Врачи и разговаривать со мной не стали про мое возвращение на фронт. Медицинская комиссия уволила меня в запас из армии инвалидом третьей группы. Сняли наконец с моей раны наклейку, и я увидел шрамы двадцать на четырнадцать сантиметров вдоль и поперек. Клеймо было заметное! Клеймо войны…

С того дня, как мы с Колей Коняевым, Иваном Ваншиным и Виктором Карповым добились «из-под брони» отправки на фронт и я уехал из Бричмуллы в Ташкентское пехотное, прошло почти два года… Да неужели всего два?! Кажется, что целую отдельную жизнь прожил. Отвоевал на четырех действующих фронтах… Сталинград… Курская дуга… Битва за Днепр… Левобережная Украина… Правобережная Украина…

Но что-то все равно меня удерживало от возвращения домой.

Все чаще до подробностей вспоминался день, когда меня приняли в партию. Это было в студеном ноябре сорок второго, когда в заметаемых метелями сталинградских степях решалось: быть перелому в войне в пользу СССР или не быть. По траншеям из уст в уста пронеслась ошеломительная весть: на наш участок передовой прибыла бригада политработников, которая ведет прием в ряды ВКП(б). Все самое справедливое, самое светлое в жизни я связывал с партией. Такое знаменательное событие должно было — в моем воображении — обязательно происходить в каком-то чудесном здании, залитом солнцем. А тут — земляные норы на дне окопов, где мы, чумазые и обляпанные грязью, спасаемся от метелей и стужи в коротких перерывах между боями. Признаюсь, в первую минуту мелькнуло сожаление, что моей давней заветной мечте суждено осуществиться в такой неторжественной обстановке. Но, оказывается, политотдельцы учли этот психологический момент. Бригада из трех-четырех человек комсостава, писарей да фотографа, вооруженная, как и мы, автоматами, гранатами, пистолетами и каждоминутно готовая, как и мы, принять бой, делала все, чтобы создать для вступающих в партию окопных солдат приподнятое, праздничное настроение. Безукоризненно выбритые, подтянутые, они всем своим видом как бы говорили нам, что, несмотря на тяготы окопного быта, несмотря ни на что, вступление в партию осуществится для нас в максимально торжественной обстановке. В портфелях и Полевых сумках они имеют все необходимое, чтобы в любом окопе тут же начать процедуру оформления. Деловито и без лишних слов заполняют наши анкеты. Берем из стопки чистые листы для заявлений. «А как писать?» — спрашиваем, уверенные, что и для заявлений существует определенная форма. Но политотдельцы говорят: «Пишите так, как подсказывает вам ваше сердце». И вот каждый, отвернувшись от всех, задумался над своим листом.
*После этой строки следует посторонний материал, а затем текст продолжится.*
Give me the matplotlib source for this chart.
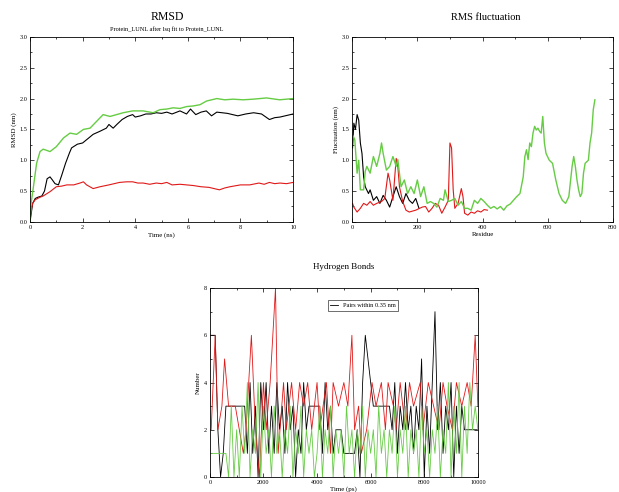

Сердце много чего подсказывает. Тут и гнев на захватчиков земли нашей, и боль воспоминания о вчерашнем бое, в котором погиб друг. И желание биться в первых рядах за освобождение Родины, а уж если погибнуть — то коммунистом! И страстная мечта о лучшем будущем для всего нашего многонационального советского народа… И все, что подсказывает солдату сердце, выливается, наконец, в четыре сокровенных слова: «Прошу принять в ряды ВКП(б)…» Так были, оказывается, написаны миллионы фронтовых заявлений. А солдату, написавшему эти слова, казалось, что он высказал ими все-все, что скопилось в душе…

Имею ли я право ехать из госпиталя домой, если враг еще не сломлен окончательно? До сих пор моими действиями руководила конкретная фронтовая обстановка, приказы командиров. Пожалуй, впервые я должен был абсолютно самостоятельно сверить свои поступки с совестью коммуниста. И, может быть, впервые с такой ясной отчетливостью я ощутил, что мою жизнь навсегда разделила твердая линия: до того момента и после — когда стынущими на морозе пальцами я вывел четыре слова: «Прошу принять в ряды ВКП(б)…»

Я знаю, мне говорили, что я «распространенный тип советского человека». Действительно, очень многие наши солдаты после увольнения в запас просились обратно на фронт, пока не кончится война. И я рад, что я принадлежу к этому «распространенному типу», а не к другому.